:: Directive ::
Give back only the lines from the one that contains "Clone this diagram in TikZ." through the one that contains "fill=barorange, minimum height=224pt]", word for word and without images.
-------
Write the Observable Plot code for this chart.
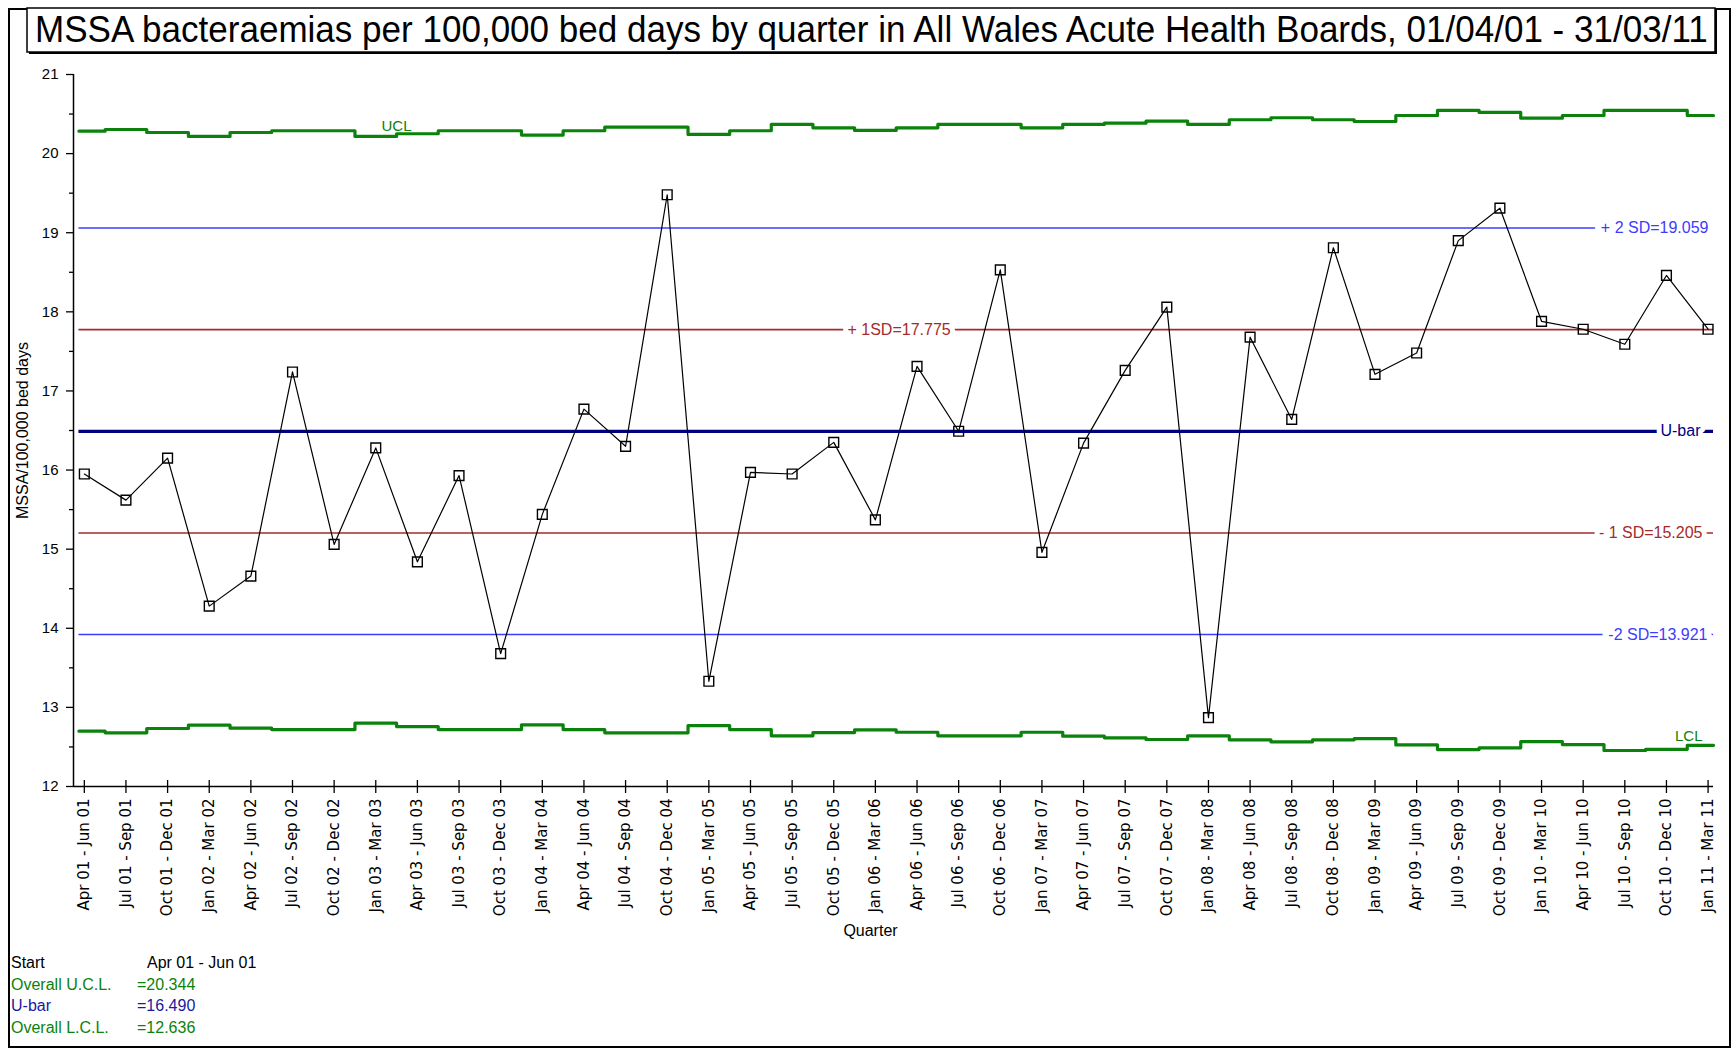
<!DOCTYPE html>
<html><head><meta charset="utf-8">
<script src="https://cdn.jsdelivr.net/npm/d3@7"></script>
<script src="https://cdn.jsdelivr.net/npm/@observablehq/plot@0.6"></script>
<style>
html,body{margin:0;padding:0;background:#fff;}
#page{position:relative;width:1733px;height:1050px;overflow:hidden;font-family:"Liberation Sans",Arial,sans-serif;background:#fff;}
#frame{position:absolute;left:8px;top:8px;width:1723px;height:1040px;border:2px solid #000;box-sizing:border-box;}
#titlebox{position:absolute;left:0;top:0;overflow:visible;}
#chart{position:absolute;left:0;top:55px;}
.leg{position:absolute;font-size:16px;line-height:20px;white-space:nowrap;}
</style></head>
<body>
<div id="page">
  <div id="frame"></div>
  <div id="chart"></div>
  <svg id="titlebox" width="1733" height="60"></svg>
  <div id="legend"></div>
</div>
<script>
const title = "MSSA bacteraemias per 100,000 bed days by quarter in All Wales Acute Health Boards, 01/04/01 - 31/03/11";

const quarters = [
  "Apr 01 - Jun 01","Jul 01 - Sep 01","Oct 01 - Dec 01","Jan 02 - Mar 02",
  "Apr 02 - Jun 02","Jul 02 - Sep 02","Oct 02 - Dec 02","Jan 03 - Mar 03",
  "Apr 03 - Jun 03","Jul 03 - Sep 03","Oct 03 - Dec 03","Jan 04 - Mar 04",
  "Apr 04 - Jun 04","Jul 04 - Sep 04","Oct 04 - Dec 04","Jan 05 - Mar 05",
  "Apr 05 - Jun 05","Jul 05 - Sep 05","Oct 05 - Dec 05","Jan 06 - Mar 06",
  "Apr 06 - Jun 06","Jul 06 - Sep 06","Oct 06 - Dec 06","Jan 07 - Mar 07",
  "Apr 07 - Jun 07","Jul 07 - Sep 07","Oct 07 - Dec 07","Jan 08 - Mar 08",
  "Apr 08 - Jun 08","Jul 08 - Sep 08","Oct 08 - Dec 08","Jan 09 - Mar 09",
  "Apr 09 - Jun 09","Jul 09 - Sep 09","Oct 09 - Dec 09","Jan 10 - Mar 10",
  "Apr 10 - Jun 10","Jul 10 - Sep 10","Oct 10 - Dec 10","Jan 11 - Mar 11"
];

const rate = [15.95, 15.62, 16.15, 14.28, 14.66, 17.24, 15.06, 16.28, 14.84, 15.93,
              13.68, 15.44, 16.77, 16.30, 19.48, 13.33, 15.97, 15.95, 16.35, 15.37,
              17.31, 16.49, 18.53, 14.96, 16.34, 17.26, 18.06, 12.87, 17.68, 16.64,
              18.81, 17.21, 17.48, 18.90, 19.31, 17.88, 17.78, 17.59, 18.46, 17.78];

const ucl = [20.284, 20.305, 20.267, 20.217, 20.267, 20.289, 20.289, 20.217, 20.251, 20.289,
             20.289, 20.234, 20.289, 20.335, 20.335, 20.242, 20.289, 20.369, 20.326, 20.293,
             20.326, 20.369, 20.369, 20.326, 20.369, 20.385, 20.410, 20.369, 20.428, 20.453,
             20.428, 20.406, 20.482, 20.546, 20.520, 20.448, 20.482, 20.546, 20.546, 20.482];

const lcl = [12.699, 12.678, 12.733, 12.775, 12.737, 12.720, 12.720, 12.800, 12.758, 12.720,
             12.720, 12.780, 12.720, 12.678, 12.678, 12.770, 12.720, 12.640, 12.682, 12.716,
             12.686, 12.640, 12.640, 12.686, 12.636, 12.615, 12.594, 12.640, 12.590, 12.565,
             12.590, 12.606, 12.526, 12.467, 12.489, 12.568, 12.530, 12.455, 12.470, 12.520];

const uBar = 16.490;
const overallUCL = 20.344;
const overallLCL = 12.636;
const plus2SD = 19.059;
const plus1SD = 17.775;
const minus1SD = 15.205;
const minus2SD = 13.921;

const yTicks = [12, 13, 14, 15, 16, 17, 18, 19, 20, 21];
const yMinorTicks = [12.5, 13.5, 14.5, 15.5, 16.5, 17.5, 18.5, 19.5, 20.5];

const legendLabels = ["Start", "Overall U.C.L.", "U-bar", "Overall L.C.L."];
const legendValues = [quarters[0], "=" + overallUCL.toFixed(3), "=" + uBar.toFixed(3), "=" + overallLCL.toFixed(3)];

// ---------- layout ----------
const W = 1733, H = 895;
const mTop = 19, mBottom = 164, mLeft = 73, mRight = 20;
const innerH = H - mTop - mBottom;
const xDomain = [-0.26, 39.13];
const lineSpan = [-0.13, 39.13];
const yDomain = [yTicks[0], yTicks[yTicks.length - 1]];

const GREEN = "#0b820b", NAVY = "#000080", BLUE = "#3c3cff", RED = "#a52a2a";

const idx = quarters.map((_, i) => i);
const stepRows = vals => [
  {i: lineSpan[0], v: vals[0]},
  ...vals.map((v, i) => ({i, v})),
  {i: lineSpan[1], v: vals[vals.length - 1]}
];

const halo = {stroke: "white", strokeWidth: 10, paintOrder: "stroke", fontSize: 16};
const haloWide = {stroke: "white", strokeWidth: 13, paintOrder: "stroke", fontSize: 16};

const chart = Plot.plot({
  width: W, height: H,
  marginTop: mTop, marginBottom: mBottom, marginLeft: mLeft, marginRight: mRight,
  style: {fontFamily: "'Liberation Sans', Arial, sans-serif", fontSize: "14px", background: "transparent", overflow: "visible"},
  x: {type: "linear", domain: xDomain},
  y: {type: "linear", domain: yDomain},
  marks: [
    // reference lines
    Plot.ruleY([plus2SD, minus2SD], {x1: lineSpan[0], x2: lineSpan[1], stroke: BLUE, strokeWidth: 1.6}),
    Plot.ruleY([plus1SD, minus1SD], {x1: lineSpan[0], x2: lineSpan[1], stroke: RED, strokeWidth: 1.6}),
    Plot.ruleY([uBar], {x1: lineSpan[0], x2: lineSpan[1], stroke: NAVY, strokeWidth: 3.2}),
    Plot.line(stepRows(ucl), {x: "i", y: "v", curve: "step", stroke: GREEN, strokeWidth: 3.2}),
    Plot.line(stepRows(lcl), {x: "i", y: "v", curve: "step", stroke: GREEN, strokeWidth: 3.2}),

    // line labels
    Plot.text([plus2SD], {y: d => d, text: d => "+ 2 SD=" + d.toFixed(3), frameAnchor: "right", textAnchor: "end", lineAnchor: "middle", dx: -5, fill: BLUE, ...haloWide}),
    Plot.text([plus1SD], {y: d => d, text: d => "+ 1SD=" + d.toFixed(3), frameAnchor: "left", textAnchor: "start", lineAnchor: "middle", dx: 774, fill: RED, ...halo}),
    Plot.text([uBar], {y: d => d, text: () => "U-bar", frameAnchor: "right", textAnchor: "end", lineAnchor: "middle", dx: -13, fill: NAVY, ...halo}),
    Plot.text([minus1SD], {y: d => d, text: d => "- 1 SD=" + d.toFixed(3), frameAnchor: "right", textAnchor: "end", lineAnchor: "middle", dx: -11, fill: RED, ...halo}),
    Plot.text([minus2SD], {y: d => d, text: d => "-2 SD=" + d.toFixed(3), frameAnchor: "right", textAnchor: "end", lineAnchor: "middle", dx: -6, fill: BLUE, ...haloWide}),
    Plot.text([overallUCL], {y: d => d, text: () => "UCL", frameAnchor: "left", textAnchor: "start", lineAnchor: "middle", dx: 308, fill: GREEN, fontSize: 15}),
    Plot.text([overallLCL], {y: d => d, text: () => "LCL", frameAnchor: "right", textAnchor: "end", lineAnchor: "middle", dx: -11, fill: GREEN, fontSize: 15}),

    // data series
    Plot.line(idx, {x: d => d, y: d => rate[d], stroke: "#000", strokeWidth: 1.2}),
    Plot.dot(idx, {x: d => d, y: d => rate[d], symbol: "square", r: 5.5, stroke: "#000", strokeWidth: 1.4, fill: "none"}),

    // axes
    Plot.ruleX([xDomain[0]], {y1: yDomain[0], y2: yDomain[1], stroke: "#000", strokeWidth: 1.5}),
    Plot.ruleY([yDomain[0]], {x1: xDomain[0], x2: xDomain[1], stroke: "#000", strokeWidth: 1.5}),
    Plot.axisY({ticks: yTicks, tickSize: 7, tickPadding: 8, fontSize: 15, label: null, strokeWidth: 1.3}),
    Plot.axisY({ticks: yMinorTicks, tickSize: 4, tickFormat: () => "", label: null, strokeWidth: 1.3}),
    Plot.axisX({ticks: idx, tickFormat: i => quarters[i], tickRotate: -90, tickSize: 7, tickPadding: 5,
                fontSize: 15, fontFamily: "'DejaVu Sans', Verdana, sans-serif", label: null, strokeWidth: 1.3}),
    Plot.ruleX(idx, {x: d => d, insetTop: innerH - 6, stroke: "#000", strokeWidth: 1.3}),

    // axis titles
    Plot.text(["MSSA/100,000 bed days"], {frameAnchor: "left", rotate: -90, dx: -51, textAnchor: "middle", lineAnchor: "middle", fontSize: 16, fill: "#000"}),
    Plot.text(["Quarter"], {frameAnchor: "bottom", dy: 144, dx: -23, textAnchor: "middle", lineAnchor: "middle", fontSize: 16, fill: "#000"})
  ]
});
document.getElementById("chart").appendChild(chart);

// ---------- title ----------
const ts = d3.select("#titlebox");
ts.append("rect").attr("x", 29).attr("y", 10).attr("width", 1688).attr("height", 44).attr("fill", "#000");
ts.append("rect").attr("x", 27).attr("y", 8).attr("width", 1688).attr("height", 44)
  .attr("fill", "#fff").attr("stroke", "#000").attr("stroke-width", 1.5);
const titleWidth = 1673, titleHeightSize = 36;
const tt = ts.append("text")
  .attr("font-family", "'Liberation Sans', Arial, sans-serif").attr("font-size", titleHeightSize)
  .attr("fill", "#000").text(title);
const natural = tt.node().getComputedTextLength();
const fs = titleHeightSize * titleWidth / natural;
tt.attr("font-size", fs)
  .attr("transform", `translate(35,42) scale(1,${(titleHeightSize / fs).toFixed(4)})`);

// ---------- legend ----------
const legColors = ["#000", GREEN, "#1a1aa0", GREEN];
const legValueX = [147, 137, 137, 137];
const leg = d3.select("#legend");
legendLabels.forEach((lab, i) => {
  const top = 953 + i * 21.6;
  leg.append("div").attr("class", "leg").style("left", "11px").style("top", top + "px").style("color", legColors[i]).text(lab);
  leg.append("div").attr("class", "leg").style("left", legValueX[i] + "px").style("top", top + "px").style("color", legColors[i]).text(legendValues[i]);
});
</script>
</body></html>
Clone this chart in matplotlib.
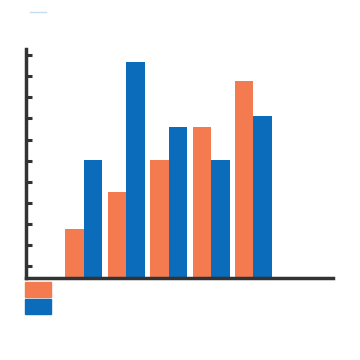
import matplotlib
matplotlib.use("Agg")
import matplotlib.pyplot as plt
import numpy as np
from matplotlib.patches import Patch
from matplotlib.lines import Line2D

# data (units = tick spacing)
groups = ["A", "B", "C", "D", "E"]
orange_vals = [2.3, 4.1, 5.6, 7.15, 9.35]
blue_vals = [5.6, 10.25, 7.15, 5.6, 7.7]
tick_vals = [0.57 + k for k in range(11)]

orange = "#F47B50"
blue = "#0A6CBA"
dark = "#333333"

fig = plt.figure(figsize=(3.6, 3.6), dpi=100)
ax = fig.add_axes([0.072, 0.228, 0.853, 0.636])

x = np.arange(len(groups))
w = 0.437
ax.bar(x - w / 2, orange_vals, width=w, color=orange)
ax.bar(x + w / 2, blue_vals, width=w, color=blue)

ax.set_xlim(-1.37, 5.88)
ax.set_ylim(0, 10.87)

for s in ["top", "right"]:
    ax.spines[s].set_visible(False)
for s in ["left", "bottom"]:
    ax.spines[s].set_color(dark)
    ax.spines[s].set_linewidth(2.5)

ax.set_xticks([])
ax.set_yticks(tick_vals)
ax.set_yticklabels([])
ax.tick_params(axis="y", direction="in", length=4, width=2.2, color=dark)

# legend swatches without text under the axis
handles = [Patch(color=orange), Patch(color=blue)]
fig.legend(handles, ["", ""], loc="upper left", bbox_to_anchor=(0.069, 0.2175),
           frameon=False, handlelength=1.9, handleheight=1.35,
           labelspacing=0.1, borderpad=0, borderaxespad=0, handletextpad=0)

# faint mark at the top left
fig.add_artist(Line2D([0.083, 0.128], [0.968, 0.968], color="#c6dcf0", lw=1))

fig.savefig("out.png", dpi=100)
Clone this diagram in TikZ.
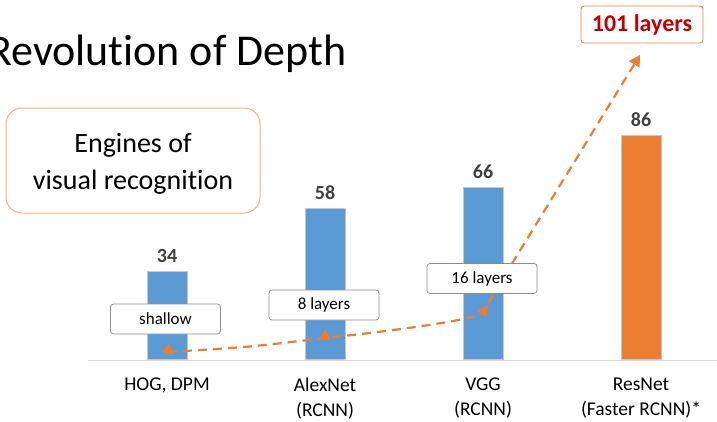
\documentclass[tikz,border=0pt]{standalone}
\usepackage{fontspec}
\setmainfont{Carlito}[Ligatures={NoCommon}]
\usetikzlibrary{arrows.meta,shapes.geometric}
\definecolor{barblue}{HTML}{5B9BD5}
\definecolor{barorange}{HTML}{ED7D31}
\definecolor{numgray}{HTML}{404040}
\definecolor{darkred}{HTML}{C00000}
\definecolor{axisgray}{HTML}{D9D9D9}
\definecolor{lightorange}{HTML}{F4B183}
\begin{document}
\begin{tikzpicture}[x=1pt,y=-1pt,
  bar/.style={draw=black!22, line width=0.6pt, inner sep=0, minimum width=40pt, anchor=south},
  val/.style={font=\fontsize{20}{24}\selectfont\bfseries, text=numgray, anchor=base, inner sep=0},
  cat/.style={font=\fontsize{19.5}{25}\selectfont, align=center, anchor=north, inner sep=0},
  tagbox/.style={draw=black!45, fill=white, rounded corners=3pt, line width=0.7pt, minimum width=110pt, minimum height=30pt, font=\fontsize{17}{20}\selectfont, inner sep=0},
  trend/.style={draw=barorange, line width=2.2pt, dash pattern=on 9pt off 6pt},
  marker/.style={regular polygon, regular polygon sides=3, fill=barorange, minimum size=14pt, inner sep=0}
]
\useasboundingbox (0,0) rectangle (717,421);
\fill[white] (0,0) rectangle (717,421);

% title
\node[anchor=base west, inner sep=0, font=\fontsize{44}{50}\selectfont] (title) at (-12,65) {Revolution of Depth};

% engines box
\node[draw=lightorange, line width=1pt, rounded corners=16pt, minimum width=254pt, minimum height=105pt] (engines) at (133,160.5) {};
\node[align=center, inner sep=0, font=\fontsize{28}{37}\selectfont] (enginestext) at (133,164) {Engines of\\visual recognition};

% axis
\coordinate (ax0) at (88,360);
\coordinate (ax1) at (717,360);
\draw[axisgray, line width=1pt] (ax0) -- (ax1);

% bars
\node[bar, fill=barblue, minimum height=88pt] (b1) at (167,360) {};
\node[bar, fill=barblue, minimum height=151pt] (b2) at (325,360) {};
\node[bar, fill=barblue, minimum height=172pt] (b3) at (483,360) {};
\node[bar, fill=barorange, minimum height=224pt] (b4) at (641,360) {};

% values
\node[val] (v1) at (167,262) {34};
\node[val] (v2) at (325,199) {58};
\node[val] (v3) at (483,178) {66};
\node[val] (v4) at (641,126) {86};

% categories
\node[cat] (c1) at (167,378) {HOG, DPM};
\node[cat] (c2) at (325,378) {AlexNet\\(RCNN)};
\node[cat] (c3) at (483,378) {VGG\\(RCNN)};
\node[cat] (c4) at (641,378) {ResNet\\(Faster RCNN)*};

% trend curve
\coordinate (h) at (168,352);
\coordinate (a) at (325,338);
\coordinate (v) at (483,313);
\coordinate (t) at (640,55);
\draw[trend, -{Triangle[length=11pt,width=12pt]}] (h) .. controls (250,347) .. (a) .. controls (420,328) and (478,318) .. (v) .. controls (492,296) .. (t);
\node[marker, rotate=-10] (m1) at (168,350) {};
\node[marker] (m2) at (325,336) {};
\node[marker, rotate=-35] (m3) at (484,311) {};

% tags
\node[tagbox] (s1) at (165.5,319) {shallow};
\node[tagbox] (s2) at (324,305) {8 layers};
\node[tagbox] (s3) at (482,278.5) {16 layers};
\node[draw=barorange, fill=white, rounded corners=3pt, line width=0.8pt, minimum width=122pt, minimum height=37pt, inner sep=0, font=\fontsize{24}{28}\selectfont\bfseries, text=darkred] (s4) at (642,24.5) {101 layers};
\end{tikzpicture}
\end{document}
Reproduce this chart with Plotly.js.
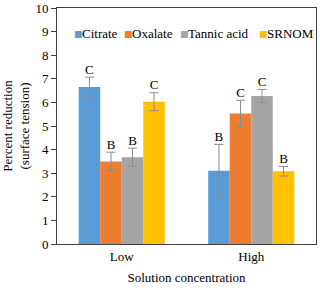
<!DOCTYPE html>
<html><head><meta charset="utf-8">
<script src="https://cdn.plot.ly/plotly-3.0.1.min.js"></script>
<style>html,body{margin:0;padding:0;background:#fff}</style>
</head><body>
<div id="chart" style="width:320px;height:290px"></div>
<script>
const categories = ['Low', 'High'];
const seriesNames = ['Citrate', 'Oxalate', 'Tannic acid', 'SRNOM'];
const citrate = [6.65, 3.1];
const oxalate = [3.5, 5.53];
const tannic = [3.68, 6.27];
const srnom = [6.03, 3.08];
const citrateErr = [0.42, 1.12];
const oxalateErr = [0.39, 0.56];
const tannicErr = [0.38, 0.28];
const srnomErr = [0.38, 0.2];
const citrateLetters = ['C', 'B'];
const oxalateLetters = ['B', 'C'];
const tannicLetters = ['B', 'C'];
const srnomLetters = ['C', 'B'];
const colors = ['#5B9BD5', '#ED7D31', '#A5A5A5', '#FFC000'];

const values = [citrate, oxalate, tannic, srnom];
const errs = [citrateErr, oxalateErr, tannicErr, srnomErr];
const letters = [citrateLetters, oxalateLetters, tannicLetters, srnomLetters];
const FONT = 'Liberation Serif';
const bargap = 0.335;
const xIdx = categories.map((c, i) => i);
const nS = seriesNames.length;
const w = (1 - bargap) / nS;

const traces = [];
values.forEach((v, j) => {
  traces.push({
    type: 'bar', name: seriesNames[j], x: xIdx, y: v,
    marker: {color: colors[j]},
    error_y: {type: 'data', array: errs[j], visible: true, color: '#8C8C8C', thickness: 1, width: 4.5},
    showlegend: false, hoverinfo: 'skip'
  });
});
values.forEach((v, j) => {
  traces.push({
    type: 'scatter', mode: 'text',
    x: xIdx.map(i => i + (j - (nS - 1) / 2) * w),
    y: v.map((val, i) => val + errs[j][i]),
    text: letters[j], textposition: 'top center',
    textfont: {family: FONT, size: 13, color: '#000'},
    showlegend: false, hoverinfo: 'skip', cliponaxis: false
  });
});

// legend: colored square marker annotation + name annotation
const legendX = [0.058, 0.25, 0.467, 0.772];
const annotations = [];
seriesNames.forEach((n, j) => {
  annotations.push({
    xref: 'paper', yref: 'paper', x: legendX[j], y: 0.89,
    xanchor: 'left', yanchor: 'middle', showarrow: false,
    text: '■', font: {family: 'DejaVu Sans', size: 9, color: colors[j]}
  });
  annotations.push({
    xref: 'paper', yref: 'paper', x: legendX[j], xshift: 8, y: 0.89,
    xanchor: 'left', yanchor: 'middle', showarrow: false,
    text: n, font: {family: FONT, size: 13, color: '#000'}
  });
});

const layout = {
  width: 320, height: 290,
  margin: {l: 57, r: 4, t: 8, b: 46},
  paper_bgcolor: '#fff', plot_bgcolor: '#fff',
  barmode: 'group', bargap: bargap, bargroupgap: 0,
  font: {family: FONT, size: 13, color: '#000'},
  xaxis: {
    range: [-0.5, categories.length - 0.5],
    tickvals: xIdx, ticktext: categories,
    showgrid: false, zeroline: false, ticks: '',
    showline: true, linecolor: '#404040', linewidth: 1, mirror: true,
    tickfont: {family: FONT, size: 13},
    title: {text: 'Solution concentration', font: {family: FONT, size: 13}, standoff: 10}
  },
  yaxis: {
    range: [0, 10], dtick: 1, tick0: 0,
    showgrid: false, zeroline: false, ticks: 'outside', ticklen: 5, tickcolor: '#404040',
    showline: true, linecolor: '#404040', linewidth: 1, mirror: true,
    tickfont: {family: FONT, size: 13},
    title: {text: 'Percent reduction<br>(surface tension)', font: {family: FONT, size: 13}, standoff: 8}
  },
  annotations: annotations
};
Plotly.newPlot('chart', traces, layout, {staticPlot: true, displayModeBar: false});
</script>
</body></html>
-------
:: Correct answer ::
Clone this diagram in TikZ.
\documentclass[tikz,border=0pt]{standalone}
\usepackage{fontspec}
\setmainfont{Carlito}[Ligatures={NoCommon}]
\usetikzlibrary{arrows.meta,shapes.geometric}
\definecolor{barblue}{HTML}{5B9BD5}
\definecolor{barorange}{HTML}{ED7D31}
\definecolor{numgray}{HTML}{404040}
\definecolor{darkred}{HTML}{C00000}
\definecolor{axisgray}{HTML}{D9D9D9}
\definecolor{lightorange}{HTML}{F4B183}
\begin{document}
\begin{tikzpicture}[x=1pt,y=-1pt,
  bar/.style={draw=black!22, line width=0.6pt, inner sep=0, minimum width=40pt, anchor=south},
  val/.style={font=\fontsize{20}{24}\selectfont\bfseries, text=numgray, anchor=base, inner sep=0},
  cat/.style={font=\fontsize{19.5}{25}\selectfont, align=center, anchor=north, inner sep=0},
  tagbox/.style={draw=black!45, fill=white, rounded corners=3pt, line width=0.7pt, minimum width=110pt, minimum height=30pt, font=\fontsize{17}{20}\selectfont, inner sep=0},
  trend/.style={draw=barorange, line width=2.2pt, dash pattern=on 9pt off 6pt},
  marker/.style={regular polygon, regular polygon sides=3, fill=barorange, minimum size=14pt, inner sep=0}
]
\useasboundingbox (0,0) rectangle (717,421);
\fill[white] (0,0) rectangle (717,421);

% title
\node[anchor=base west, inner sep=0, font=\fontsize{44}{50}\selectfont] (title) at (-12,65) {Revolution of Depth};

% engines box
\node[draw=lightorange, line width=1pt, rounded corners=16pt, minimum width=254pt, minimum height=105pt] (engines) at (133,160.5) {};
\node[align=center, inner sep=0, font=\fontsize{28}{37}\selectfont] (enginestext) at (133,164) {Engines of\\visual recognition};

% axis
\coordinate (ax0) at (88,360);
\coordinate (ax1) at (717,360);
\draw[axisgray, line width=1pt] (ax0) -- (ax1);

% bars
\node[bar, fill=barblue, minimum height=88pt] (b1) at (167,360) {};
\node[bar, fill=barblue, minimum height=151pt] (b2) at (325,360) {};
\node[bar, fill=barblue, minimum height=172pt] (b3) at (483,360) {};
\node[bar, fill=barorange, minimum height=224pt] (b4) at (641,360) {};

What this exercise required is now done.